- **TASK DESCRIPTION**
Set down, exactly as they appear, the lines from the line holding "Rebuild this chart" through the line holding "80, 90, 100]", inclusive; output nothing outside that range.

- **EXTRACTED RECORDS**
┄┄┄┄┄┄┄┄┄┄┄┄┄┄┄┄┄┄┄┄

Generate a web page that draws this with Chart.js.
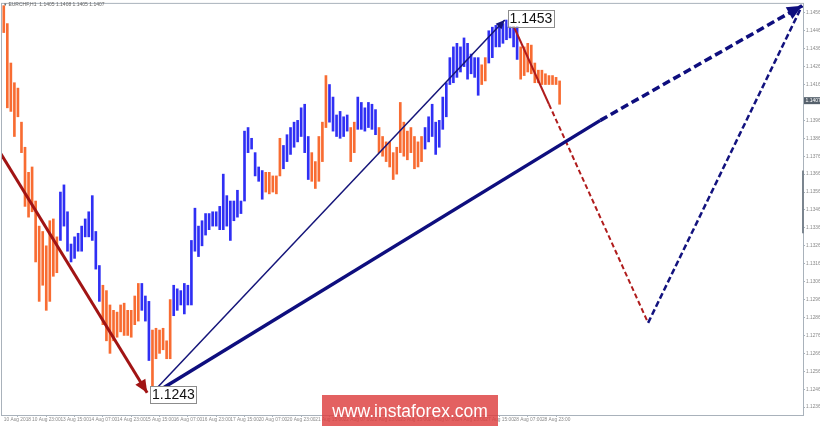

┄┄┄┄┄┄┄┄┄┄┄┄┄┄┄┄┄┄┄┄

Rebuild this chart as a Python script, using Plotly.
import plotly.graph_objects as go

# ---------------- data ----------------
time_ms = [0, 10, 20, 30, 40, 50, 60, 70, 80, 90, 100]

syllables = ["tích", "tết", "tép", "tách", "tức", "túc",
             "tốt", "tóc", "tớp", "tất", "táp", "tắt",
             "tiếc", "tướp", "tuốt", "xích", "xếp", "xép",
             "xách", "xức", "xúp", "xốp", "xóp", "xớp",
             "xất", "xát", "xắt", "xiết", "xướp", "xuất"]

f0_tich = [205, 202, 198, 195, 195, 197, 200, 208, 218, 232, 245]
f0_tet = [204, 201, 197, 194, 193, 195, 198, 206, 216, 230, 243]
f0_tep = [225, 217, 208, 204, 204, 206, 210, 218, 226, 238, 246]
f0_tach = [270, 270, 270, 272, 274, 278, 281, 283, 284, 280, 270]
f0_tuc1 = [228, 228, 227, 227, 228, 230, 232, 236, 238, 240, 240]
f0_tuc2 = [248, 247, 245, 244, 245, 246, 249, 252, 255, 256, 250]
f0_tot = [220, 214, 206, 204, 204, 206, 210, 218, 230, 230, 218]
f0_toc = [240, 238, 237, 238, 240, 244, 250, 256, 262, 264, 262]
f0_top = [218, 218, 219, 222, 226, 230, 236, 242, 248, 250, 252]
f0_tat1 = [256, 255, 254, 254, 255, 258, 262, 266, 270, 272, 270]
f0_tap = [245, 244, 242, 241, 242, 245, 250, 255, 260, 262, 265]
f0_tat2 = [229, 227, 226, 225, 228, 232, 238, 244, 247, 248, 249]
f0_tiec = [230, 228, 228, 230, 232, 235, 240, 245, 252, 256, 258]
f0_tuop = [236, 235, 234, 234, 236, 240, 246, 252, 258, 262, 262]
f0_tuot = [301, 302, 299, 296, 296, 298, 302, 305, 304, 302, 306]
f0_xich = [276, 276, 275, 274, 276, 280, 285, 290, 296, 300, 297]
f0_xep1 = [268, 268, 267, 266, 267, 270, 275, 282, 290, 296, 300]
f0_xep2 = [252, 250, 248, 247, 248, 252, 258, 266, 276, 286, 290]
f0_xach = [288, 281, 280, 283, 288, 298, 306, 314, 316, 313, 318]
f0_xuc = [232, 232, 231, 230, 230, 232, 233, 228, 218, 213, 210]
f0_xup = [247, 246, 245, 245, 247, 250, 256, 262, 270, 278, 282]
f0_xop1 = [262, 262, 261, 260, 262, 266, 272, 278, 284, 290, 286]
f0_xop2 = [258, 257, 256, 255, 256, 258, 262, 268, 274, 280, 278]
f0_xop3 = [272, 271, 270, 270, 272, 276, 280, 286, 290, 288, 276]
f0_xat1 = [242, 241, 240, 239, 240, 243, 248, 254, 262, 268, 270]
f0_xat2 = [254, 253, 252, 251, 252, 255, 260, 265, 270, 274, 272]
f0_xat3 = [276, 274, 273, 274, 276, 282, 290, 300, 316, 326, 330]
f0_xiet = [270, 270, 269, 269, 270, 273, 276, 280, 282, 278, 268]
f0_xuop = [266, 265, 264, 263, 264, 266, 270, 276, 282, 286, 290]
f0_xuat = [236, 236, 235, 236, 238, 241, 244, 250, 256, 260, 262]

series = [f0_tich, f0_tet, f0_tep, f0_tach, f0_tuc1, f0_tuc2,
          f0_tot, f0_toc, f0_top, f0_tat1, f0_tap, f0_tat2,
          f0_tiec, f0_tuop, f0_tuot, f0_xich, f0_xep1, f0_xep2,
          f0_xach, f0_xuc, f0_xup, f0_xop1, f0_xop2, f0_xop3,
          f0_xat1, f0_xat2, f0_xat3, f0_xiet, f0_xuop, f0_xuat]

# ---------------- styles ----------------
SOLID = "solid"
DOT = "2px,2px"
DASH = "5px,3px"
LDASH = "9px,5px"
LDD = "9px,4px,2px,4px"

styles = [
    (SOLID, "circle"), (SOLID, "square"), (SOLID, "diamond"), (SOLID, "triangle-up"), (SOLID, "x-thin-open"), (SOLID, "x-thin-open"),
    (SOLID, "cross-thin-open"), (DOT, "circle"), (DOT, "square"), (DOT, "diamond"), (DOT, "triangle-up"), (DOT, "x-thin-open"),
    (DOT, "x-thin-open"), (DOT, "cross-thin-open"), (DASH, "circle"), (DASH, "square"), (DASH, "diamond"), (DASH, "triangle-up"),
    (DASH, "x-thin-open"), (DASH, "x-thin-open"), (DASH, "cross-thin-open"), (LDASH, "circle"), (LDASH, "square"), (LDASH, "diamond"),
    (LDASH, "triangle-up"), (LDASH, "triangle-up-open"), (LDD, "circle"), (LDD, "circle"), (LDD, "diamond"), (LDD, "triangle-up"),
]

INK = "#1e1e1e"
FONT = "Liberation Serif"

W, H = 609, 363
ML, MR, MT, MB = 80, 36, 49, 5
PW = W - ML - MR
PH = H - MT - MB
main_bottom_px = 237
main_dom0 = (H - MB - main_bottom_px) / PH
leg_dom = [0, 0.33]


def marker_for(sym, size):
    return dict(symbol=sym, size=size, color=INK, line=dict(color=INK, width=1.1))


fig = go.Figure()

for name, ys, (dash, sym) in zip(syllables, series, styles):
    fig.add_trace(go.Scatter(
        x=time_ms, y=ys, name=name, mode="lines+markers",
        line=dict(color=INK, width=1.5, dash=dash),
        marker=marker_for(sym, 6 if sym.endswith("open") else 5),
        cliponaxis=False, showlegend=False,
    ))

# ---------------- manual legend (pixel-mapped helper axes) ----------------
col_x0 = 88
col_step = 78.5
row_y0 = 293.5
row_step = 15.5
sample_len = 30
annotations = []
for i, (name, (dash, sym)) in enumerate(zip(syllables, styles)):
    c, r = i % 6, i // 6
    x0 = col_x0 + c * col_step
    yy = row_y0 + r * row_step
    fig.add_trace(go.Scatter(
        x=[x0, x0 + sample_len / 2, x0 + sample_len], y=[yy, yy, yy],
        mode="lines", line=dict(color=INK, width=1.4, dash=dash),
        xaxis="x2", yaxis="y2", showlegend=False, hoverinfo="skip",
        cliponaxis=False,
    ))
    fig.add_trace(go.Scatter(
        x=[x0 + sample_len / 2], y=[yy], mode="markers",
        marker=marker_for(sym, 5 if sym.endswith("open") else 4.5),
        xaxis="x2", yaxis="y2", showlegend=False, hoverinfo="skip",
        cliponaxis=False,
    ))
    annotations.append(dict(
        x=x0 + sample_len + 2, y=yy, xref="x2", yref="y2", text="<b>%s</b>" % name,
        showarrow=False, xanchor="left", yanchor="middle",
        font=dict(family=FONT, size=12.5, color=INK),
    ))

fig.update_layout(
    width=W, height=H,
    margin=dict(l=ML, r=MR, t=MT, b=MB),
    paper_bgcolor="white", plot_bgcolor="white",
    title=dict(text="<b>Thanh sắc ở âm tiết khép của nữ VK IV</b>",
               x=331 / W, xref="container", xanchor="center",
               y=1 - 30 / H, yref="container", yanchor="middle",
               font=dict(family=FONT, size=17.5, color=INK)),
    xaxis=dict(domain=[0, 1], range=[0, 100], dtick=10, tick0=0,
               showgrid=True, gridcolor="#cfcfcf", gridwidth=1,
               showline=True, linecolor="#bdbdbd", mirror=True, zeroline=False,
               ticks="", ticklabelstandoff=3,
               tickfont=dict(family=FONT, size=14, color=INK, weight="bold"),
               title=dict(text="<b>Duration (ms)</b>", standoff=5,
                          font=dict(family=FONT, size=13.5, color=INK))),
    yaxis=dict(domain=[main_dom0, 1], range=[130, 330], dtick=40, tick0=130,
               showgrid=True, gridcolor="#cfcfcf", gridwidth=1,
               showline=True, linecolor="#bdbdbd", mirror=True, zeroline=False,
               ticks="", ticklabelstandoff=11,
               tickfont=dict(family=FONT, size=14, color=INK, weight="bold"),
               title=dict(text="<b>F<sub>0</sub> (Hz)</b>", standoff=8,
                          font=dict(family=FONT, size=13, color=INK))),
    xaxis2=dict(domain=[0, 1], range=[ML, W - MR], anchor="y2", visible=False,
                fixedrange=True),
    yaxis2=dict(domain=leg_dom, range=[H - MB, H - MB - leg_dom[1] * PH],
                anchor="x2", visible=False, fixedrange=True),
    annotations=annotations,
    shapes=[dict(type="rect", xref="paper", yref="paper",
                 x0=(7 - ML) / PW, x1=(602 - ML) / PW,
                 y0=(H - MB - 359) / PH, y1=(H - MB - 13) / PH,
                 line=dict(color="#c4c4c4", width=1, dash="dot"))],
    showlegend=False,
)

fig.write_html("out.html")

┄┄┄┄┄┄┄┄┄┄┄┄┄┄┄┄┄┄┄┄

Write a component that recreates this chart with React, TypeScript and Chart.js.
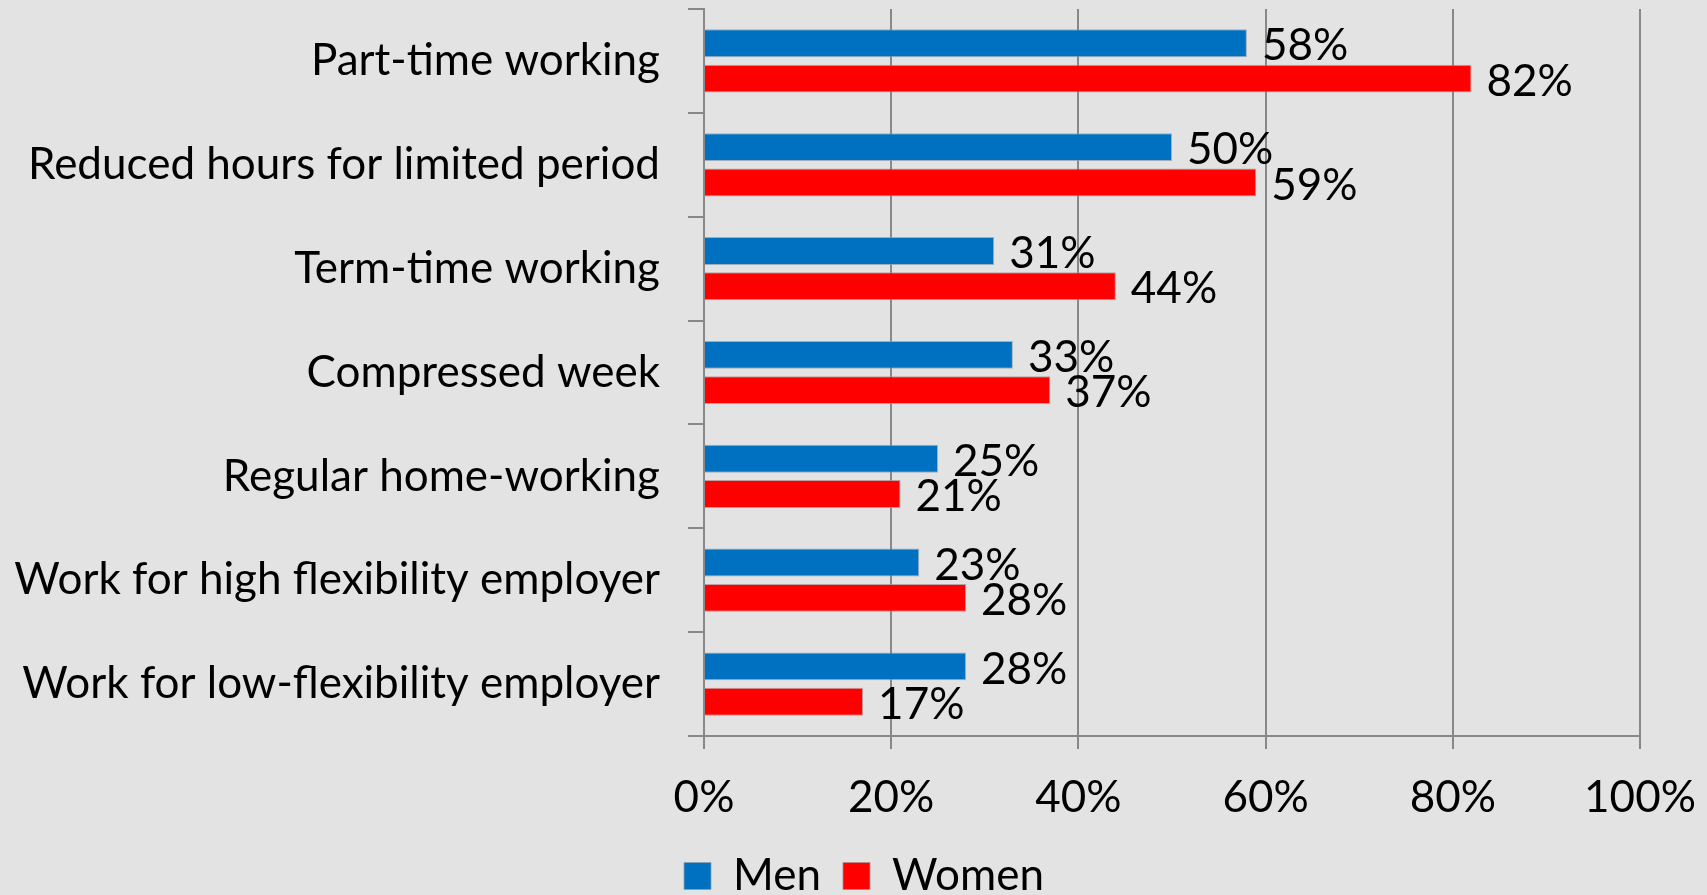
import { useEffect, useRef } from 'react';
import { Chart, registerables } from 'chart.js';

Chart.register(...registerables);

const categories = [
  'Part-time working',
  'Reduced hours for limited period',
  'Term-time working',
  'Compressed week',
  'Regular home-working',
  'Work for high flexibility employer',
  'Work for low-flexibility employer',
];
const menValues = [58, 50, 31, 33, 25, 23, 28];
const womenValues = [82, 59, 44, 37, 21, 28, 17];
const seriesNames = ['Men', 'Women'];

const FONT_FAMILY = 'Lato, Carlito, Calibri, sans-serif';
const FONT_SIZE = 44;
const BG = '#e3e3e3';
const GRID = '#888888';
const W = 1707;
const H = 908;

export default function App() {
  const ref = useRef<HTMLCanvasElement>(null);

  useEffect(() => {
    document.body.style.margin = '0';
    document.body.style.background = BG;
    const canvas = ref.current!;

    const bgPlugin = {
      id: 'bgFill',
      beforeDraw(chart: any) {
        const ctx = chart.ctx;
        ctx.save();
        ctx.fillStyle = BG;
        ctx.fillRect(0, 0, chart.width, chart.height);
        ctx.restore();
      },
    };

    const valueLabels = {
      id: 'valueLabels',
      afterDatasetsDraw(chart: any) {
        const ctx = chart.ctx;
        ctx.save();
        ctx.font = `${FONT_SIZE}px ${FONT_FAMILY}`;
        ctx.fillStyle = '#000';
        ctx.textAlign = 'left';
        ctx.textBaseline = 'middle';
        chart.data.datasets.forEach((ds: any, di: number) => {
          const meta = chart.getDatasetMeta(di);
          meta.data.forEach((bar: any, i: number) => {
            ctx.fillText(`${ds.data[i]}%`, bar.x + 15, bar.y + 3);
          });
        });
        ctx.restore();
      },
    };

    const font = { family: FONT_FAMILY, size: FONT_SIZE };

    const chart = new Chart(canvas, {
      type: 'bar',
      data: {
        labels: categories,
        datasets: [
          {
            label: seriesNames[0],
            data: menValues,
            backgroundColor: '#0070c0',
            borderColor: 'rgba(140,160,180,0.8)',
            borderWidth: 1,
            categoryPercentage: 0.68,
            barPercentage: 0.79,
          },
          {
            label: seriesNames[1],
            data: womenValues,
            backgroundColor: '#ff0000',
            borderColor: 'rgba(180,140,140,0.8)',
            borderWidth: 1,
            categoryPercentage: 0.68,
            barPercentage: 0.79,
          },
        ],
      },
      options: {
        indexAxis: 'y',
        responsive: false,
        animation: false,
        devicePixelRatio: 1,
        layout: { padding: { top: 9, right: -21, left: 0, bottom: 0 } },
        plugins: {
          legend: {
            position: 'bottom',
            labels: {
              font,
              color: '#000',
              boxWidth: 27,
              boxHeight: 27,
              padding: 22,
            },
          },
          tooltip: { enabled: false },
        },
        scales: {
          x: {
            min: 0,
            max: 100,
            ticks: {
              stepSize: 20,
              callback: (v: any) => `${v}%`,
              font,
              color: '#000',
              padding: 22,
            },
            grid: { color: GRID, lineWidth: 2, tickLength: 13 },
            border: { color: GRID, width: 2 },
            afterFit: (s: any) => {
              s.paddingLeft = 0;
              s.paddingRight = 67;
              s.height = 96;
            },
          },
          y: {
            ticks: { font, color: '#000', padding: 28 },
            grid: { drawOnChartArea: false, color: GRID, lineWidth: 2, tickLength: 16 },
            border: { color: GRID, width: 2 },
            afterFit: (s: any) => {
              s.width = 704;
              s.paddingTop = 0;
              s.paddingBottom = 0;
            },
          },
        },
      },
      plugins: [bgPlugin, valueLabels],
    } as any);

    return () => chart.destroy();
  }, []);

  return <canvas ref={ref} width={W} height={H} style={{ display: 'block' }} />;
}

┄┄┄┄┄┄┄┄┄┄┄┄┄┄┄┄┄┄┄┄

- **EXERCISE OUTPUT**
Rebuild this chart as a Python script, using Plotly.
import plotly.graph_objects as go

# ---------------- data ----------------
time_ms = [0, 10, 20, 30, 40, 50, 60, 70, 80, 90, 100]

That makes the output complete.